Speaking of many years ago, that’s when I started writing. I don’t want to go too deep into it, but let’s just say I came up through the trenches as an author. I have several manuscripts that will mold away in a drawer and never see the light of day unless I get crazy, über-famous and have to auction them off to pay my debts because I lost all my money in a cunning sheep-shearing scam or something. Even then, I’m pretty sure I’ll use a pen name, like Finky McTinkle or Tanks Gazoomba. (I’m open to suggestions.)

But I’ve learned buckets of stuff along the way. And I think I’ll close with a little smidge of it. The best advice I could give aspiring writers really boils down to two words: Read and Write.

Read as much as you can in the genre in which you want to write. If you want to write young adult novels, read young adult novels. If you want to write picture books, read picture books. And I mean a metric ton of them. There are no shortcuts here, but the good thing is that many of the books you read will blow your mind.
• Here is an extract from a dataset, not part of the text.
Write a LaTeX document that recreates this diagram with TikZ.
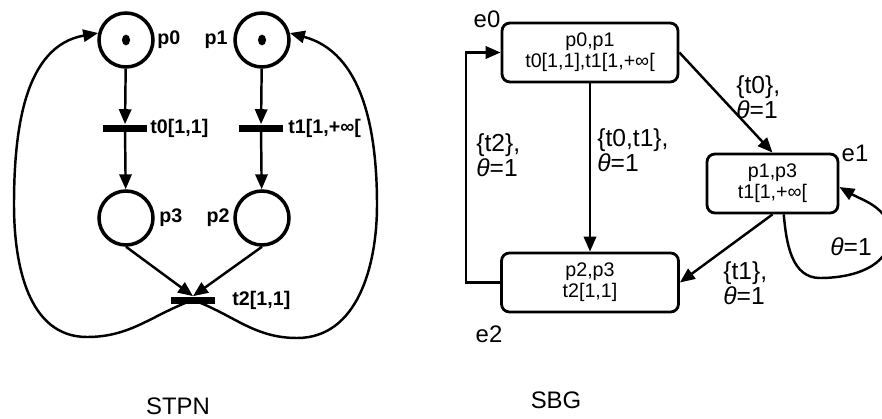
\documentclass[tikz,border=0pt]{standalone}
\usepackage{fontspec}
\setmainfont{Liberation Sans}
\usetikzlibrary{arrows.meta}
\tikzset{
  place/.style={circle,draw,line width=2pt,minimum size=1.08cm,inner sep=0pt},
  trans/.style={fill=black,minimum width=0.88cm,minimum height=0.14cm,inner sep=0pt},
  state/.style={draw,rounded corners=4.5pt,line width=1.6pt,minimum height=1.18cm,
    align=center,inner sep=0pt,font=\fontsize{11.2}{12}\selectfont},
  arc/.style={-{Triangle[length=8.5pt,width=7pt]},line width=1.4pt},
  plab/.style={font=\fontsize{11.2}{12}\selectfont\bfseries,inner sep=0pt},
  slab/.style={font=\fontsize{13.6}{14}\selectfont,inner sep=0pt},
  elab/.style={font=\fontsize{14}{14.2}\selectfont,align=left,inner sep=0pt,anchor=west}
}
\begin{document}
\begin{tikzpicture}[x=0.02cm,y=0.02cm]
    \useasboundingbox (0,0) rectangle (882,-419);
    \clip (0,0) rectangle (882,-419);
    \foreach \n/\x/\y in {p0/126/40,p1/262/40,p3/126/218,p2/262/218}
      \node[place] (\n) at (\x,-\y) {};
    \foreach \n in {p0,p1}
      \fill (\n) ellipse [x radius=2.3pt,y radius=3.1pt];
    \node[trans] (t0) at (125,-128) {};
    \node[trans] (t1) at (261,-128) {};
    \node[trans] (t2) at (193,-300) {};
    \draw[arc] (p0) -- (t0);
    \draw[arc] (t0) -- (p3);
    \draw[arc] (p1) -- (t1);
    \draw[arc] (t1) -- (p2);
    \draw[arc] (p3.south) -- (t2.north);
    \draw[arc] (p2.south) -- (t2.north);
    \draw[arc] (t2.center) to[out=200,in=0] (87,-337)
      to[out=180,in=-90] (14,-205) to[out=90,in=190] (p0.166);
    \draw[arc] (t2.center) to[out=-20,in=180] (297,-338)
      to[out=0,in=-90] (377,-205) to[out=90,in=-15] (p1.14);
    \node[plab,anchor=west] (lp0) at (157,-40) {p0};
    \node[plab,anchor=east] (lp1) at (228,-40) {p1};
    \node[plab,anchor=west] (lp3) at (159,-218) {p3};
    \node[plab,anchor=east] (lp2) at (230,-218) {p2};
    \node[plab,anchor=west] (lt0) at (150,-128) {t0[1,1]};
    \node[plab,anchor=west] (lt1) at (288,-128) {t1[1,+∞[};
    \node[plab,anchor=west] (lt2) at (232,-300) {t2[1,1]};
    \node[slab] (stpn) at (178,-406) {STPN};
    \node[state,minimum width=3.52cm] (e0) at (590,-52.5) {p0,p1\\t0[1,1],t1[1,+∞[};
    \node[state,minimum width=2.62cm] (e1) at (772.5,-183.5) {p1,p3\\t1[1,+∞[};
    \node[state,minimum width=3.54cm] (e2) at (590,-282.5) {p2,p3\\t2[1,1]};
    \node[slab] (le0) at (487,-19) {e0};
    \node[slab] (le1) at (855,-153) {e1};
    \node[slab] (le2) at (489,-334) {e2};
    \node[slab] (sbg) at (556,-400) {SBG};
    \node[elab] (l01) at (736,-97.5) {\{t0\},\\\textit{θ}=1};
    \node[elab] (l02) at (597,-150.5) {\{t0,t1\},\\\textit{θ}=1};
    \node[elab] (l20) at (476,-155) {\{t2\},\\\textit{θ}=1};
    \node[elab] (l12) at (723,-283) {\{t1\},\\\textit{θ}=1};
    \node[elab,anchor=center] (l11) at (851,-247) {\textit{θ}=1};
    \draw[arc] (e0) -- (e2);
    \draw[arc] (e0.east) -- (e1.north);
    \draw[arc] (e1.south) -- (e2.east);
    \draw[arc] (e2.west) -- ++(-34,0) |- (e0.west);
    \draw[arc] (e1.-70) to[out=-85,in=180] (820,-278)
      to[out=0,in=-90] (890,-235) to[out=90,in=-30] (e1.-3);
  \end{tikzpicture}
\end{document}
Some will even be so good they’ll make you want to quit writing altogether. But don’t. Never, ever quit. Even if you suck. Especially if you suck. Because then you’ve got nothing to lose and nowhere to go but up.

Write as much as you can whenever, wherever, and whatever you feel like. Write about the large and small things in your life. Oh, man, do not skip the small things. They’re crucial. In 10 or 20 years when you can't even remember what you ate for dinner the night before, you’ll cherish those details. And details are what make writing come alive. So preserve as many as you can. Document your life. In fact, journal, blog, vlog, film, write plays, draw comics, make ’zines, compose music, take photographs, do whatever you need to do. Because any one of those media will teach you about story and how to tell one. And believe me, you’ll never encounter a story more important to you than your own. So, document your life. Do it. You’re just going to have to trust me on this one.

Well, that’s all I’ve got. I’m out.

Thanks so much for being here today; you’ve been terrific. Don’t forget to tip your waiter or waitress, and please enjoy the fish.